The processes that worked at ten don't scale to a hundred. But they often stay in place until something goes wrong.

The result is what security professionals call shadow IT: technology in use across the organisation that IT doesn't know about, hasn't approved, and can't manage. It's not usually malicious. An employee installs a productivity app because it makes their job easier. A team starts using a file-sharing service because the approved one is too slow. A manager connects a personal tablet to the network because it's convenient.

Each of these creates a surface that the organisation can't see, can't patch, and can't protect.

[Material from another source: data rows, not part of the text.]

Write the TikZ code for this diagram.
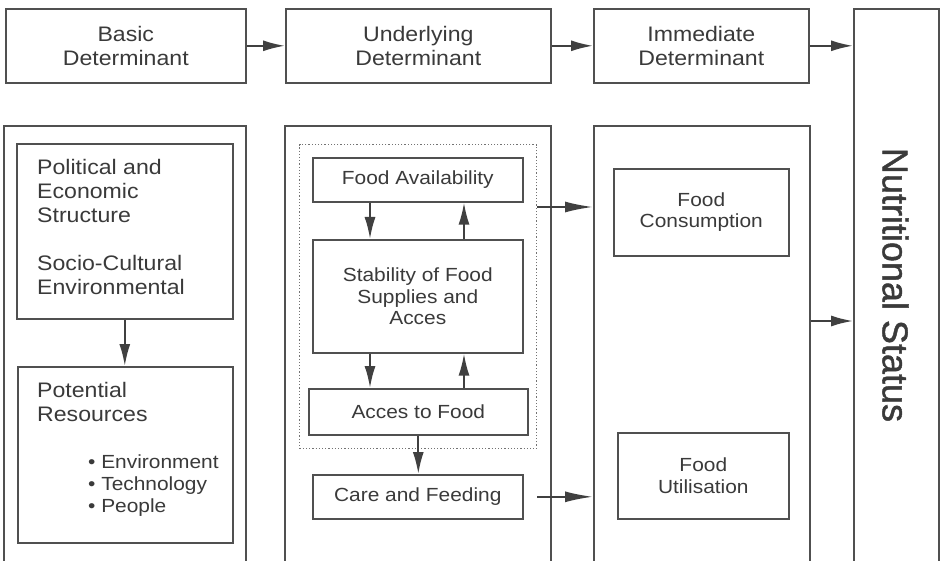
\documentclass[tikz,border=0pt]{standalone}
\usepackage{fontspec}
\setmainfont{Liberation Sans}[FakeStretch=1.1]
\newfontfamily\nsfont{Liberation Sans}[FakeBold=1.2]
\usetikzlibrary{arrows.meta,calc}
\definecolor{ln}{HTML}{505050}
\definecolor{ar}{HTML}{404040}
\definecolor{tx}{HTML}{3A3A3A}
\begin{document}
\begin{tikzpicture}[x=1pt,y=-1pt,
  bx/.style={draw=ln, line width=1.6pt, text=tx, inner sep=0pt, align=center, anchor=north west},
  dotbox/.style={draw=ln!80, line width=1.2pt, dotted, anchor=north west, inner sep=0pt},
  lbl/.style={text=tx, inner sep=0pt, align=left, anchor=north west},
  arr/.style={draw=ar, line width=2pt, -{Latex[length=22pt,width=11pt]}},
  longarr/.style={draw=ar, line width=2pt, -{Latex[length=28pt,width=11pt]}},
  big/.style={font=\fontsize{21}{24}\selectfont},
  small/.style={font=\fontsize{19}{21.5}\selectfont}]
\useasboundingbox (0,0) rectangle (941,561);
\clip (0,0) rectangle (941,561);
\fill[white] (0,0) rectangle (941,561);

% top row
\node[bx,big,minimum width=240pt,minimum height=74pt] (bd) at (5,8) {Basic\\Determinant};
\node[bx,big,minimum width=265pt,minimum height=74pt] (ud) at (285,8) {Underlying\\Determinant};
\node[bx,big,minimum width=215pt,minimum height=74pt] (id) at (593,8) {Immediate\\Determinant};
\node[bx,minimum width=85pt,minimum height=570pt] (ns) at (853,8) {};
\node[text=tx, rotate=-90, inner sep=0pt, font=\nsfont\fontsize{36}{40}\selectfont] (nst) at (895.5,285) {Nutritional Status};

\draw[arr] (bd.east) -- (ud.west);
\draw[arr] (ud.east) -- (id.west);
\draw[arr] (id.east) -- (id.east -| ns.west);

% outer columns
\node[bx,minimum width=242pt,minimum height=450pt] (lo) at (3,125) {};
\node[bx,minimum width=266pt,minimum height=450pt] (mo) at (284,125) {};
\node[bx,minimum width=216pt,minimum height=450pt] (ro) at (593,125) {};

% left column
\node[bx,minimum width=216pt,minimum height=175pt] (pe) at (16,143) {};
\node[lbl,big] (pet) at (37,159) {Political and\\Economic\\Structure\\[24pt]Socio-Cultural\\Environmental};
\node[bx,minimum width=215pt,minimum height=176pt] (pr) at (17,366) {};
\node[lbl,font=\fontsize{21}{22}\selectfont] (prt) at (37,382) {Potential\\[2pt]Resources\\[25pt]{\fontsize{19}{22}\selectfont\hspace*{51pt}\textbullet\ Environment}\\{\fontsize{19}{22}\selectfont\hspace*{51pt}\textbullet\ Technology}\\{\fontsize{19}{22}\selectfont\hspace*{51pt}\textbullet\ People}};
\draw[arr] (pe.south) -- (pe.south |- pr.north);

% middle column
\node[dotbox, minimum width=237pt, minimum height=304pt] (dot) at (299,144) {};
\node[bx,small,minimum width=210pt,minimum height=44pt] (fa) at (312,157) {Food Availability};
\node[bx,small,minimum width=210pt,minimum height=113pt] (st) at (312,239) {Stability of Food\\Supplies and\\Acces};
\node[bx,small,minimum width=219pt,minimum height=46pt] (af) at (308,388) {Acces to Food};
\node[bx,small,minimum width=210pt,minimum height=44pt] (cf) at (312,474) {Care and Feeding};
\coordinate (dn) at (370,0);
\coordinate (up) at (464,0);
\draw[arr] (fa.south -| dn) -- (st.north -| dn);
\draw[arr] (st.north -| up) -- (fa.south -| up);
\draw[arr] (st.south -| dn) -- (af.north -| dn);
\draw[arr] (af.north -| up) -- (st.south -| up);
\draw[arr] (af.south) -- (af.south |- cf.north);

\coordinate (a1) at (0,207);
\draw[longarr] (dot.east |- a1) -- (ro.west |- a1);
\draw[longarr] (dot.east |- cf.east) -- (ro.west |- cf.east);

% right column
\node[bx,small,minimum width=175pt,minimum height=87pt] (fc) at (613,168) {Food\\Consumption};
\node[bx,small,minimum width=171pt,minimum height=86pt] (fu) at (617,432) {Food\\Utilisation};
\coordinate (a2) at (0,321);
\draw[arr] (ro.east |- a2) -- (ns.west |- a2);
\end{tikzpicture}
\end{document}
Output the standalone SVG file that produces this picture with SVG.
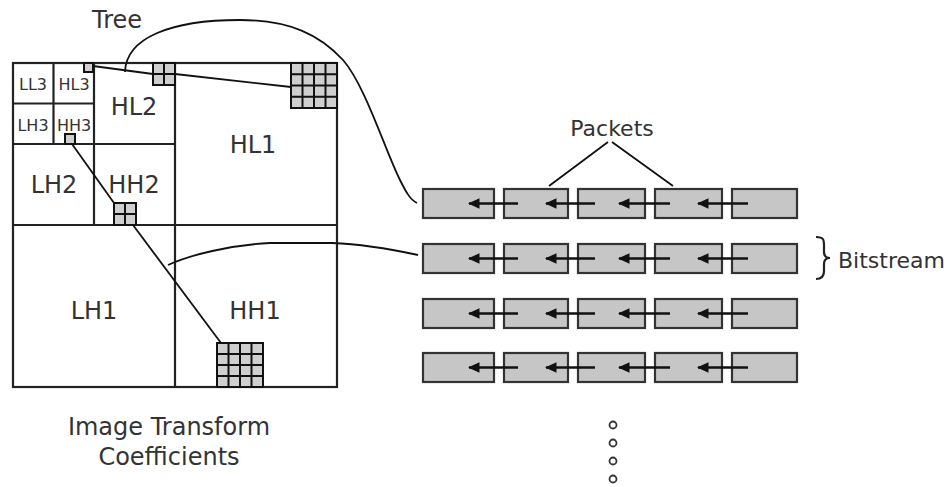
<svg xmlns="http://www.w3.org/2000/svg" width="950" height="487" viewBox="0 0 950 487">
<style>
text{font-family:"DejaVu Sans","Liberation Sans",sans-serif;fill:#333}
.grid{fill:none;stroke:#222;stroke-width:2.2}
.cell{fill:#cfcfcf;stroke:#111;stroke-width:2}
.pk{fill:#c6c6c6;stroke:#333;stroke-width:2.2}
.ar{stroke:#111;stroke-width:2.6;fill:none}
.ln{stroke:#111;stroke-width:1.8;fill:none}
.dot{fill:none;stroke:#333;stroke-width:1.8}
.sm{font-size:16px}
</style>
<defs>
<marker id="ah" markerWidth="4.5" markerHeight="4.2" viewBox="0 0 10 9" refX="9" refY="4.5" orient="auto" markerUnits="strokeWidth">
<path d="M0,0 L10,4.5 L0,9 Z" fill="#111"/>
</marker>
</defs>
<rect width="950" height="487" fill="#fff"/>

<g id="coefficients">
<rect class="grid" x="13" y="63" width="324" height="324"/>
<path class="grid" d="M175,63 V387 M13,225 H337 M94,63 V225 M13,144 H175 M53.5,63 V144 M13,103.5 H94"/>
<text class="sm" x="33" y="90" text-anchor="middle">LL3</text>
<text class="sm" x="74" y="90" text-anchor="middle">HL3</text>
<text class="sm" x="33" y="131" text-anchor="middle">LH3</text>
<text class="sm" x="74" y="131" text-anchor="middle">HH3</text>
<text x="134" y="115" font-size="24" text-anchor="middle">HL2</text>
<text x="54" y="193" font-size="24" text-anchor="middle">LH2</text>
<text x="134" y="193" font-size="24" text-anchor="middle">HH2</text>
<text x="253" y="153" font-size="24" text-anchor="middle">HL1</text>
<text x="94" y="319" font-size="24" text-anchor="middle">LH1</text>
<text x="255" y="319" font-size="24" text-anchor="middle">HH1</text>
<text x="169" y="435" font-size="24" text-anchor="middle">Image Transform</text>
<text x="169" y="465" font-size="24" text-anchor="middle">Coefficients</text>
<text x="92" y="28" font-size="24">Tree</text>
</g>

<g id="tree-blocks">
<rect class="cell" x="84" y="63" width="9" height="9"/>
<rect class="cell" x="65" y="134" width="10" height="10"/>
<g id="hl2-block">
<rect class="cell" x="153" y="63" width="22" height="22"/>
<path class="cell" d="M164,63 V85 M153,74 H175"/>
</g>
<g id="hh2-block">
<rect class="cell" x="114" y="203" width="22" height="22"/>
<path class="cell" d="M125,203 V225 M114,214 H136"/>
</g>
<g id="hl1-block">
<rect class="cell" x="291" y="63" width="46" height="45"/>
<path class="cell" d="M302.5,63 V108 M314,63 V108 M325.5,63 V108 M291,74.25 H337 M291,85.5 H337 M291,96.75 H337"/>
</g>
<g id="hh1-block">
<rect class="cell" x="217" y="343" width="46" height="44"/>
<path class="cell" d="M228.5,343 V387 M240,343 V387 M251.5,343 V387 M217,354 H263 M217,365 H263 M217,376 H263"/>
</g>
</g>

<g id="connectors">
<path class="ln" d="M93,66 L153,74"/>
<path class="ln" d="M175,74 L291,87"/>
<path class="ln" d="M72,144 L114,203"/>
<path class="ln" d="M133,225 L221,343"/>
<path class="ln" d="M125,72 C126,38 170,20 240,20 C 290,20 320,35 343,60 C 365,85 385,150 400,180 C 405,190 410,200 417,203"/>
<path class="ln" d="M168,265 C 190,255 230,245 270,243 L 332,243 C 360,244 395,250 418,255"/>
<path class="ln" d="M608,142 L549,186 M612,142 L673,186"/>
</g>

<g id="packets">
<g id="row1">
<rect class="pk" x="423" y="189" width="71" height="29"/>
<rect class="pk" x="504" y="189" width="64" height="29"/>
<rect class="pk" x="578" y="189" width="67" height="29"/>
<rect class="pk" x="655" y="189" width="67" height="29"/>
<rect class="pk" x="732" y="189" width="65" height="29"/>
</g>
<g id="row2">
<rect class="pk" x="423" y="244" width="71" height="29"/>
<rect class="pk" x="504" y="244" width="64" height="29"/>
<rect class="pk" x="578" y="244" width="67" height="29"/>
<rect class="pk" x="655" y="244" width="67" height="29"/>
<rect class="pk" x="732" y="244" width="65" height="29"/>
</g>
<g id="row3">
<rect class="pk" x="423" y="299" width="71" height="29"/>
<rect class="pk" x="504" y="299" width="64" height="29"/>
<rect class="pk" x="578" y="299" width="67" height="29"/>
<rect class="pk" x="655" y="299" width="67" height="29"/>
<rect class="pk" x="732" y="299" width="65" height="29"/>
</g>
<g id="row4">
<rect class="pk" x="423" y="353" width="71" height="29"/>
<rect class="pk" x="504" y="353" width="64" height="29"/>
<rect class="pk" x="578" y="353" width="67" height="29"/>
<rect class="pk" x="655" y="353" width="67" height="29"/>
<rect class="pk" x="732" y="353" width="65" height="29"/>
</g>
<text x="612" y="136" font-size="22" text-anchor="middle">Packets</text>
</g>

<g id="packet-arrows">
<path class="ar" marker-end="url(#ah)" d="M518,203.5 H469"/>
<path class="ar" marker-end="url(#ah)" d="M595,203.5 H546"/>
<path class="ar" marker-end="url(#ah)" d="M670,203.5 H619"/>
<path class="ar" marker-end="url(#ah)" d="M748,203.5 H698"/>
<path class="ar" marker-end="url(#ah)" d="M518,258.5 H469"/>
<path class="ar" marker-end="url(#ah)" d="M595,258.5 H546"/>
<path class="ar" marker-end="url(#ah)" d="M670,258.5 H619"/>
<path class="ar" marker-end="url(#ah)" d="M748,258.5 H698"/>
<path class="ar" marker-end="url(#ah)" d="M518,313.5 H469"/>
<path class="ar" marker-end="url(#ah)" d="M595,313.5 H546"/>
<path class="ar" marker-end="url(#ah)" d="M670,313.5 H619"/>
<path class="ar" marker-end="url(#ah)" d="M748,313.5 H698"/>
<path class="ar" marker-end="url(#ah)" d="M518,367.5 H469"/>
<path class="ar" marker-end="url(#ah)" d="M595,367.5 H546"/>
<path class="ar" marker-end="url(#ah)" d="M670,367.5 H619"/>
<path class="ar" marker-end="url(#ah)" d="M748,367.5 H698"/>
</g>

<g id="bitstream">
<path d="M816,237 C824,237 824,240 824,246 L824,252 C824,256 826,258 830,258 C826,258 824,260 824,264 L824,271 C824,276 822,279 816,279" fill="none" stroke="#222" stroke-width="2.2"/>
<text x="838" y="268" font-size="22">Bitstream</text>
</g>

<g id="more-dots">
<circle class="dot" cx="613" cy="425" r="3.5"/>
<circle class="dot" cx="613" cy="443" r="3.5"/>
<circle class="dot" cx="613" cy="461" r="3.5"/>
<circle class="dot" cx="613" cy="479" r="3.5"/>
</g>
</svg>
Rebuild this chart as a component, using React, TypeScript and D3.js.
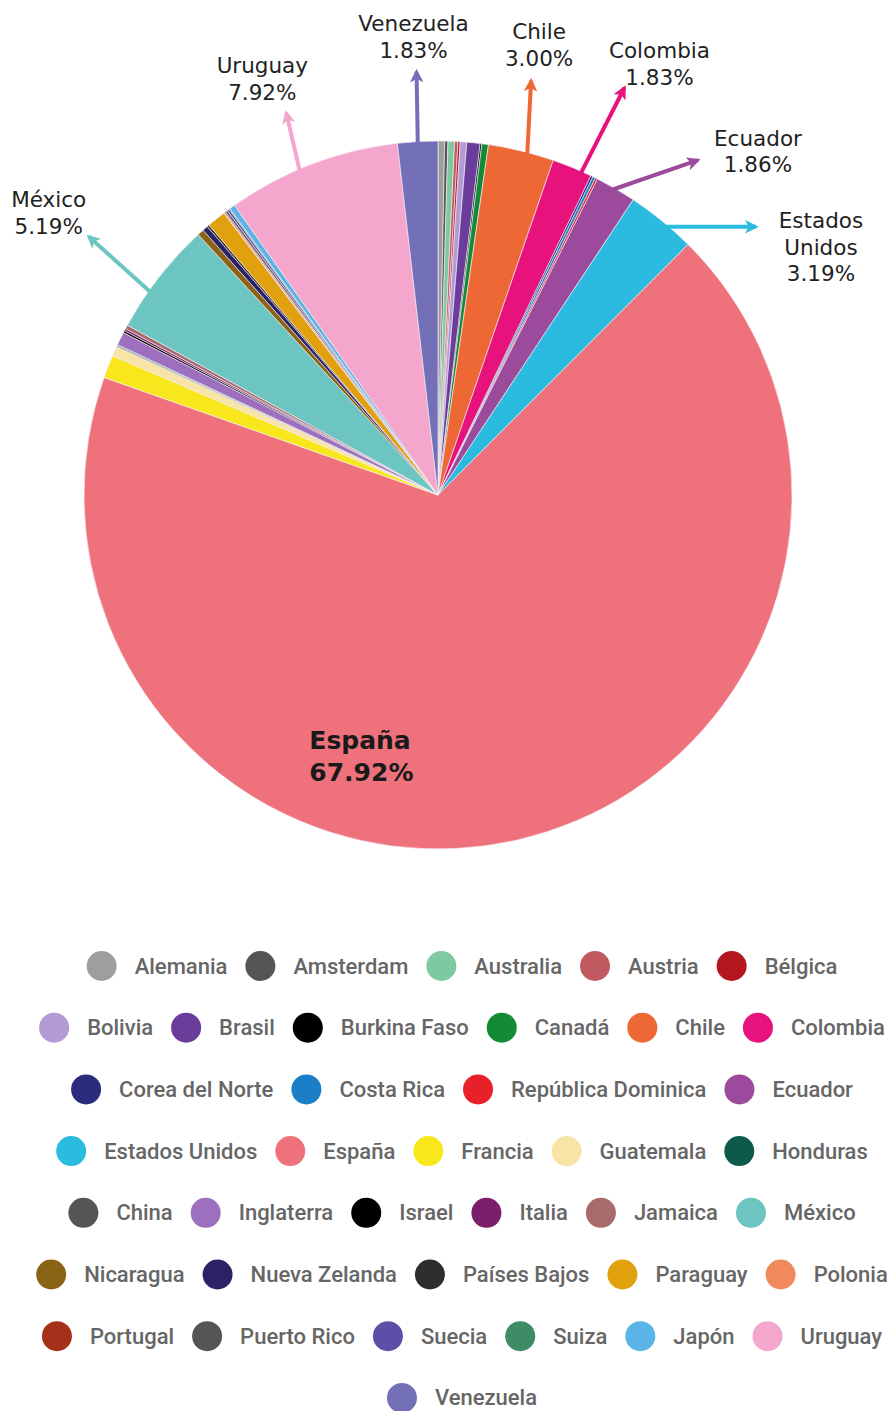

Why unmanaged devices matter

An unmanaged device is one that isn't receiving security updates, isn't being monitored for threats, and may not have the anti-malware protections your managed fleet has. It's also one that you cannot include in your evidence of controls when an auditor or regulator asks.

The specific risks:

Unpatched vulnerabilities. Most successful attacks exploit known vulnerabilities — the ones that have patches available, but haven't been applied. A device that isn't in your patch management process is a device running vulnerabilities you could have closed. If that device has access to your network and your data, those vulnerabilities are your problem.

No anti-malware coverage. A personal device connecting to corporate systems may not have enterprise anti-malware, or may have a consumer version that isn't managed, updated, or monitored centrally. If it gets compromised, you may not find out until the damage is done.

Data leakage. Data accessed on an unmanaged device can end up anywhere — synced to a personal cloud account, saved locally without encryption, accessible to family members who share the device. PDPA obligations don't pause because the device wasn't on the approved list.

No audit trail. If an incident traces back to an unmanaged device, the forensic picture is going to be incomplete. You won't know what data was accessed, when, or by whom.

The lifecycle problem

Even managed devices create problems if the lifecycle isn't tracked. Hardware that ages past safe thresholds — operating systems that no longer receive security updates, devices running software that can't be upgraded — represent a different kind of exposure. Not a blind spot, but a known risk that gets deferred because replacing equipment is expensive and the consequences feel abstract.

They don't stay abstract. An end-of-life device is one running a known, unpatched attack surface. The risk isn't hypothetical; it's a matter of timing.

The same applies to decommissioned devices that aren't properly wiped. Equipment that leaves the organisation without data sanitisation — sold, donated, discarded, or simply lost — may carry sensitive data that remains accessible long after the device is gone.

What continuous visibility actually means

Point-in-time audits of device inventories are better than nothing, but they capture a snapshot of a state that's always changing. New devices join the network. Old ones leave. Software changes. Patch status changes. A device that was compliant in January may not be compliant in March, and if you're only looking once a year, you won't know until something goes wrong.

Continuous visibility means the inventory is always current. Every device is tracked from the moment it connects. Patch status is monitored in real time. Anti-malware coverage is verified, not assumed. Hardware age is tracked against replacement thresholds. Decommissioning is a managed process, not something that happens informally.

The output isn't a static spreadsheet — it's a live picture that's accurate today, not the day the audit was run.

The evidence question

For regulated organisations in particular, device and patch compliance is something that needs to be demonstrable, not just claimed. Saying "we maintain patched, current devices" is not the same as being able to show, on demand, the current patch status of every device on your network and who owns each one.

Auditors and regulators are asking for the latter. Most organisations can only produce something close to the former.